What this allows then is the formation of advanced metal matrix composites, which is just a fancy way of saying that the metals become reinforced internally with fibers or particles that improve specified properties such as thermal conductivity, hardness, or yield strength.

Aiming for an aluminum alloy with special metal matrices that can withstand the force of a rocket, NASA and Elementum 3D first developed the novel aluminum variant known as A6061-RAM2 to build a nozzle and modify the powder used with a type of metal 3D printing called laser powder directed energy deposition.

However, not one to put all their eggs in one basket, NASA reached out to another commercial partner, RPM Innovations, out of Rapid City, South Dakota, to take this newly invented aluminum and specialized powder to build the RAMFIRE nozzles using their LP-DED process.

"Industry partnerships with specialty manufacturing vendors aid in advancing the supply base and help make additive manufacturing more accessible for NASA missions and the broader commercial and aerospace industry," said Paul Gradl, RAMFIRE principal investigator at NASA Marshall. "We've reduced the steps involved in the manufacturing process, allowing us to make large-scale engine components as a single build in a matter of days."

Put it to the test

With its sights on further horizons, NASA's Moon to Mars objectives will require the capability to send more cargo to deep space destinations. The functions of this new novel alloy could play an instrumental role by enabling the manufacturing of lightweight rocket components capable of withstanding high structural loads.

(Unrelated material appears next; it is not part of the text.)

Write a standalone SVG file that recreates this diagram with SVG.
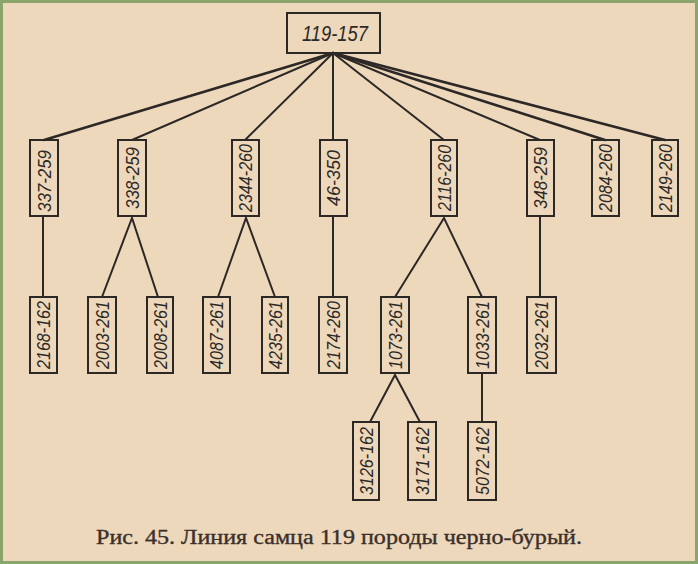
<svg xmlns="http://www.w3.org/2000/svg" width="698" height="564" viewBox="0 0 698 564">
<style>
.bg{fill:#eed8bb}
.frame{fill:none;stroke:#8aa56c;stroke-width:4}
.box{fill:none;stroke:#2b2826;stroke-width:2}
.lbl{font-family:"Liberation Sans",Arial,sans-serif;font-style:italic;font-size:18px;fill:#2b2826;text-anchor:middle}
.top{font-size:22px}
.con{stroke:#2b2826;stroke-width:2;fill:none;stroke-linecap:round}
.thick{stroke-width:2.6}
.cap{font-family:"Liberation Serif","Times New Roman",serif;font-size:20px;fill:#3a302c;stroke:#3a302c;stroke-width:0.35}
</style>
<rect class="bg" x="0" y="0" width="698" height="564"/>
<rect class="frame" x="1" y="1" width="696" height="562"/>
<g id="connectors">
<line class="con thick" x1="333" y1="53" x2="44" y2="140"/>
<line class="con" x1="333" y1="53" x2="132" y2="140"/>
<line class="con" x1="333" y1="53" x2="245" y2="140"/>
<line class="con" x1="333" y1="53" x2="333" y2="140"/>
<line class="con" x1="333" y1="53" x2="444" y2="140"/>
<line class="con" x1="333" y1="53" x2="540" y2="140"/>
<line class="con thick" x1="333" y1="53" x2="605" y2="140"/>
<line class="con thick" x1="333" y1="53" x2="665" y2="140"/>
<line class="con" x1="43" y1="216" x2="43" y2="297"/>
<polyline class="con" points="102,297 132,218 158,297"/>
<polyline class="con" points="218,297 246,218 275,297"/>
<line class="con" x1="333" y1="216" x2="333" y2="297"/>
<polyline class="con" points="395,297 444,218 482,297"/>
<line class="con" x1="540" y1="216" x2="540" y2="297"/>
<polyline class="con" points="370,422 395,375 420,422"/>
<line class="con" x1="482" y1="373" x2="482" y2="422"/>
</g>
<g id="n119-157"><rect class="box" x="287" y="13" width="93" height="40"/><text class="lbl top" x="335" y="41" textLength="66" lengthAdjust="spacingAndGlyphs">119-157</text></g>
<g id="n337-259"><rect class="box" x="30" y="140" width="28" height="76"/><text class="lbl" transform="translate(44,181) rotate(-90)" y="6.5" textLength="62" lengthAdjust="spacingAndGlyphs">337-259</text></g>
<g id="n338-259"><rect class="box" x="118" y="140" width="28" height="76"/><text class="lbl" transform="translate(132,178) rotate(-90)" y="6.5" textLength="62" lengthAdjust="spacingAndGlyphs">338-259</text></g>
<g id="n2344-260"><rect class="box" x="232" y="140" width="27" height="76"/><text class="lbl" transform="translate(245.5,178) rotate(-90)" y="6.5" textLength="68" lengthAdjust="spacingAndGlyphs">2344-260</text></g>
<g id="n46-350"><rect class="box" x="320" y="140" width="27" height="76"/><text class="lbl" transform="translate(333.5,178) rotate(-90)" y="6.5" textLength="56" lengthAdjust="spacingAndGlyphs">46-350</text></g>
<g id="n2116-260"><rect class="box" x="431" y="140" width="26" height="76"/><text class="lbl" transform="translate(444,178) rotate(-90)" y="6.5" textLength="66" lengthAdjust="spacingAndGlyphs">2116-260</text></g>
<g id="n348-259"><rect class="box" x="527" y="140" width="27" height="76"/><text class="lbl" transform="translate(540.5,178) rotate(-90)" y="6.5" textLength="62" lengthAdjust="spacingAndGlyphs">348-259</text></g>
<g id="n2084-260"><rect class="box" x="592" y="140" width="27" height="76"/><text class="lbl" transform="translate(605.5,178) rotate(-90)" y="6.5" textLength="68" lengthAdjust="spacingAndGlyphs">2084-260</text></g>
<g id="n2149-260"><rect class="box" x="652" y="140" width="26" height="76"/><text class="lbl" transform="translate(665,178) rotate(-90)" y="6.5" textLength="68" lengthAdjust="spacingAndGlyphs">2149-260</text></g>
<g id="n2168-162"><rect class="box" x="30" y="297" width="27" height="76"/><text class="lbl" transform="translate(43.5,335) rotate(-90)" y="6.5" textLength="68" lengthAdjust="spacingAndGlyphs">2168-162</text></g>
<g id="n2003-261"><rect class="box" x="88" y="297" width="28" height="76"/><text class="lbl" transform="translate(102,335) rotate(-90)" y="6.5" textLength="68" lengthAdjust="spacingAndGlyphs">2003-261</text></g>
<g id="n2008-261"><rect class="box" x="147" y="297" width="26" height="76"/><text class="lbl" transform="translate(160,335) rotate(-90)" y="6.5" textLength="68" lengthAdjust="spacingAndGlyphs">2008-261</text></g>
<g id="n4087-261"><rect class="box" x="203" y="297" width="27" height="76"/><text class="lbl" transform="translate(216.5,335) rotate(-90)" y="6.5" textLength="68" lengthAdjust="spacingAndGlyphs">4087-261</text></g>
<g id="n4235-261"><rect class="box" x="262" y="297" width="26" height="76"/><text class="lbl" transform="translate(275,335) rotate(-90)" y="6.5" textLength="68" lengthAdjust="spacingAndGlyphs">4235-261</text></g>
<g id="n2174-260"><rect class="box" x="319" y="297" width="28" height="76"/><text class="lbl" transform="translate(333,335) rotate(-90)" y="6.5" textLength="68" lengthAdjust="spacingAndGlyphs">2174-260</text></g>
<g id="n1073-261"><rect class="box" x="381" y="297" width="28" height="76"/><text class="lbl" transform="translate(395,335) rotate(-90)" y="6.5" textLength="68" lengthAdjust="spacingAndGlyphs">1073-261</text></g>
<g id="n1033-261"><rect class="box" x="468" y="297" width="28" height="76"/><text class="lbl" transform="translate(482,335) rotate(-90)" y="6.5" textLength="68" lengthAdjust="spacingAndGlyphs">1033-261</text></g>
<g id="n2032-261"><rect class="box" x="527" y="297" width="29" height="76"/><text class="lbl" transform="translate(541.5,335) rotate(-90)" y="6.5" textLength="68" lengthAdjust="spacingAndGlyphs">2032-261</text></g>
<g id="n3126-162"><rect class="box" x="353" y="422" width="26" height="78"/><text class="lbl" transform="translate(366,461) rotate(-90)" y="6.5" textLength="68" lengthAdjust="spacingAndGlyphs">3126-162</text></g>
<g id="n3171-162"><rect class="box" x="408" y="422" width="28" height="78"/><text class="lbl" transform="translate(422,461) rotate(-90)" y="6.5" textLength="68" lengthAdjust="spacingAndGlyphs">3171-162</text></g>
<g id="n5072-162"><rect class="box" x="468" y="422" width="28" height="78"/><text class="lbl" transform="translate(482,461) rotate(-90)" y="6.5" textLength="68" lengthAdjust="spacingAndGlyphs">5072-162</text></g>
<text class="cap" x="96" y="544" textLength="486" lengthAdjust="spacingAndGlyphs">Рис. 45. Линия самца 119 породы черно-бурый.</text>
</svg>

Typically costing upwards of US$1,500 per kilogram (2.2 pounds) to send anything outside Earth's atmosphere, if the overall weight of the vehicle can be reduced, extraplanetary travel could begin seeing more reasonable costs.

Not settling on a maybe, earlier this summer at Marshall's East Test Area, two RAMFIRE nozzles completed multiple hot-fire tests using liquid oxygen and liquid hydrogen, as well as liquid oxygen and liquid methane fuel configurations.

With pressure chambers in excess of 825 pounds per square inch – much more than anticipated testing pressures – the nozzles successfully accumulated 22 starts and 579 seconds, or nearly 10 minutes of run time.

Thus, testing demonstrated that aluminum-based 3D-printed rocket nozzles can operate in the most demanding deep-space environments.

"This test series marks a significant milestone for the nozzle," Gradl said. "After putting the nozzle through the paces of a demanding hot-fire test series, we've demonstrated the nozzle can survive the thermal, structural, and pressure loads for a lunar lander scale engine."

In addition to successfully building and testing the rocket engine nozzles, the RAMFIRE project has used the RAMFIRE aluminum material and additive manufacturing process to construct other advanced large components for demonstration purposes. These include a 36-inch diameter aerospike nozzle with complex integral coolant channels and a vacuum-jacketed tank for cryogenic fluid applications.

NASA and industry partners are working to share the data and process with commercial stakeholders and academia. Various aerospace companies are evaluating the novel alloy and the LP-DED additive manufacturing process and looking for ways it can be used to make components for satellites and other applications.

But as it has been proved successful, it is safe to say that the long-held thought of the weakness of aluminum can just be cleverly engineered into desirable strengths.